● **YOUR INSTRUCTIONS**
Among the entries below, one stretch runs from the line that contains "Output the web" through the line that contains "x \u0394B +". Repeat that stretch exactly, ends included, and only that.
>> BEGIN RECORDED INFORMATION
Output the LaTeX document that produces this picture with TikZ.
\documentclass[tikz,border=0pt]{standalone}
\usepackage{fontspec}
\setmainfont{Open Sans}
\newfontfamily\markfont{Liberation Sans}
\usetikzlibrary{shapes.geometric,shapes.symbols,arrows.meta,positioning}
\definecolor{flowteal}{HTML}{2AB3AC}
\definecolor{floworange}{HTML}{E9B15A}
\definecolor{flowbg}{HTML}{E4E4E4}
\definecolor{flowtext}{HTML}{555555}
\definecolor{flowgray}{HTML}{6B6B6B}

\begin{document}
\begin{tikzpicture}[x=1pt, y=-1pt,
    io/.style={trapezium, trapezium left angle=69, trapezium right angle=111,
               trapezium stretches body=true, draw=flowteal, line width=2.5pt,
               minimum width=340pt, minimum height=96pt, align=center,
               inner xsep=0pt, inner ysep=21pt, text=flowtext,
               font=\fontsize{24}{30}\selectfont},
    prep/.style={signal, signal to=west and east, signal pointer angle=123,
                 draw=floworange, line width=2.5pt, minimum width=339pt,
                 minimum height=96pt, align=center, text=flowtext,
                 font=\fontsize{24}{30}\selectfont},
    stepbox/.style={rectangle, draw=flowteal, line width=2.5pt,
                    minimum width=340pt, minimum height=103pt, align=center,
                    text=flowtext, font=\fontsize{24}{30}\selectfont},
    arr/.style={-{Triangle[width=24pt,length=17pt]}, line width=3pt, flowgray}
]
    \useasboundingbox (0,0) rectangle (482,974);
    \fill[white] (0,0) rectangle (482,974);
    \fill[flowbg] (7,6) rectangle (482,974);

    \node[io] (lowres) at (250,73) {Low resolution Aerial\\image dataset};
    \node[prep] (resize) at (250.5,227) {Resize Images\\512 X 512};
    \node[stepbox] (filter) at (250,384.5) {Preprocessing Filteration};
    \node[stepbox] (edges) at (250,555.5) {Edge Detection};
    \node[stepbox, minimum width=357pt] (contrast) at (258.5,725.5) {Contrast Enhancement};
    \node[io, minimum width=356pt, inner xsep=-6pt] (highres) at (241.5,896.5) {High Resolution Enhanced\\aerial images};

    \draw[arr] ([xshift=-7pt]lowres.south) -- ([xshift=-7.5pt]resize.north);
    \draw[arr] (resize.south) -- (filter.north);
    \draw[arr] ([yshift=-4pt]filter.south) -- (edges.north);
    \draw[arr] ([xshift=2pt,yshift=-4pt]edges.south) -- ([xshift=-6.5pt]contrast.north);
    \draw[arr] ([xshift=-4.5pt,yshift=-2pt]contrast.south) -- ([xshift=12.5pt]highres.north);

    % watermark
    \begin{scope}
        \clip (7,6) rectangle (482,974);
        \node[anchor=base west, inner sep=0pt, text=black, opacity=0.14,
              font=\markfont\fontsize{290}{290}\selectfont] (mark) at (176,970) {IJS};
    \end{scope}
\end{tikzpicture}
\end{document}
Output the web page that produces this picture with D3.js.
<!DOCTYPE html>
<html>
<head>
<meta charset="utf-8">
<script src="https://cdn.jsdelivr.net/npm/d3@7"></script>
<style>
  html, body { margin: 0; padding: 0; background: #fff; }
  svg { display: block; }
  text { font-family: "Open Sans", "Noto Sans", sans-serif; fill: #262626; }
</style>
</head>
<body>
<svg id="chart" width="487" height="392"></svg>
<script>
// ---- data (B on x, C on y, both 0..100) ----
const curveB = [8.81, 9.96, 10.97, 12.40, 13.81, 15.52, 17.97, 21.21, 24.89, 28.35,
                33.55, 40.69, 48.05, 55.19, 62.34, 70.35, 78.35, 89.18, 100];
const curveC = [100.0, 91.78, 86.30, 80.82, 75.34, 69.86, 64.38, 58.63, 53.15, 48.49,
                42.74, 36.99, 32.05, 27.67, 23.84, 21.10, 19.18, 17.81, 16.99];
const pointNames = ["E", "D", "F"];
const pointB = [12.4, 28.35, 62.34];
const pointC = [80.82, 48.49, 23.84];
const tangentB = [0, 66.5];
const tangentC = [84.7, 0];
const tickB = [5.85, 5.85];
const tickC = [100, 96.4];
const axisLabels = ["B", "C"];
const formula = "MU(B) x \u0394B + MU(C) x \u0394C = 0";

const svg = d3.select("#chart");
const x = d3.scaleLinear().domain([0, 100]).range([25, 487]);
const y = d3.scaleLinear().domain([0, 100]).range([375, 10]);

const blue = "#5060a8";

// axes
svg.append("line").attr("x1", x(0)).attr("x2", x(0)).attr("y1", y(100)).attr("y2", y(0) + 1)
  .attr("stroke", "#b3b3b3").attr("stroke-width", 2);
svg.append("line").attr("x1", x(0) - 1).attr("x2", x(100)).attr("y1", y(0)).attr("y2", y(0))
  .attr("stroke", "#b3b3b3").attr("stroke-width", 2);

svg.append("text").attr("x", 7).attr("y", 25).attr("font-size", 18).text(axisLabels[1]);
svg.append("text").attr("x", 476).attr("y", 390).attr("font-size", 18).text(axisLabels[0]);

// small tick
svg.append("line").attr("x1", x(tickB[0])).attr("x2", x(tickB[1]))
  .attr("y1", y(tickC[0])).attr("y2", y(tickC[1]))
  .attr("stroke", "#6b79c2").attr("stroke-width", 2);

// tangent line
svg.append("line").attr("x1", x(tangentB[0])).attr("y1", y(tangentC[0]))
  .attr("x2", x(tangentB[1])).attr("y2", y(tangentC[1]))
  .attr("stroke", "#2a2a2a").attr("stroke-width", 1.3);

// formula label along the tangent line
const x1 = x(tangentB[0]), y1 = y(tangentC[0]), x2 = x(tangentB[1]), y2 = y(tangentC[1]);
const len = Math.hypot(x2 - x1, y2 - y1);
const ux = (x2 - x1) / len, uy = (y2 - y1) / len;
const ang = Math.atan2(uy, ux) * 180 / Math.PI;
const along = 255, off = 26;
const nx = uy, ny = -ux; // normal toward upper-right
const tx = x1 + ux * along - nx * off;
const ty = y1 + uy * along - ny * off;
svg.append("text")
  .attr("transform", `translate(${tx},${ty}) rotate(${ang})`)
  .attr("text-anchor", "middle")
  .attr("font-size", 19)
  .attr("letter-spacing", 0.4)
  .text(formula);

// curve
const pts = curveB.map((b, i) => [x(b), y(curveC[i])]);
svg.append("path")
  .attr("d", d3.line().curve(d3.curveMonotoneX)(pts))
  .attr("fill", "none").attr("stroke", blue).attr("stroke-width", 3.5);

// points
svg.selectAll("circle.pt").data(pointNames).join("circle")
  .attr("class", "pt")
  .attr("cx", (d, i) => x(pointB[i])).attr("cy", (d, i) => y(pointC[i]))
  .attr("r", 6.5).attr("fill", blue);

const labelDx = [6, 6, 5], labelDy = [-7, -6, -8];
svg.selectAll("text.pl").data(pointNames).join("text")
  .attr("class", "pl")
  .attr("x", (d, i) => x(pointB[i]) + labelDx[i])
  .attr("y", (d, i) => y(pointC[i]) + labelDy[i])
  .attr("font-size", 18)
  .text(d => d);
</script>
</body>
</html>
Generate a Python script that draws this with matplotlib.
>> END RECORDED INFORMATION
● **RESULT FOR THIS TASK**
Output the web page that produces this picture with D3.js.
<!DOCTYPE html>
<html>
<head>
<meta charset="utf-8">
<script src="https://cdn.jsdelivr.net/npm/d3@7"></script>
<style>
  html, body { margin: 0; padding: 0; background: #fff; }
  svg { display: block; }
  text { font-family: "Open Sans", "Noto Sans", sans-serif; fill: #262626; }
</style>
</head>
<body>
<svg id="chart" width="487" height="392"></svg>
<script>
// ---- data (B on x, C on y, both 0..100) ----
const curveB = [8.81, 9.96, 10.97, 12.40, 13.81, 15.52, 17.97, 21.21, 24.89, 28.35,
                33.55, 40.69, 48.05, 55.19, 62.34, 70.35, 78.35, 89.18, 100];
const curveC = [100.0, 91.78, 86.30, 80.82, 75.34, 69.86, 64.38, 58.63, 53.15, 48.49,
                42.74, 36.99, 32.05, 27.67, 23.84, 21.10, 19.18, 17.81, 16.99];
const pointNames = ["E", "D", "F"];
const pointB = [12.4, 28.35, 62.34];
const pointC = [80.82, 48.49, 23.84];
const tangentB = [0, 66.5];
const tangentC = [84.7, 0];
const tickB = [5.85, 5.85];
const tickC = [100, 96.4];
const axisLabels = ["B", "C"];
const formula = "MU(B) x \u0394B + MU(C) x \u0394C = 0";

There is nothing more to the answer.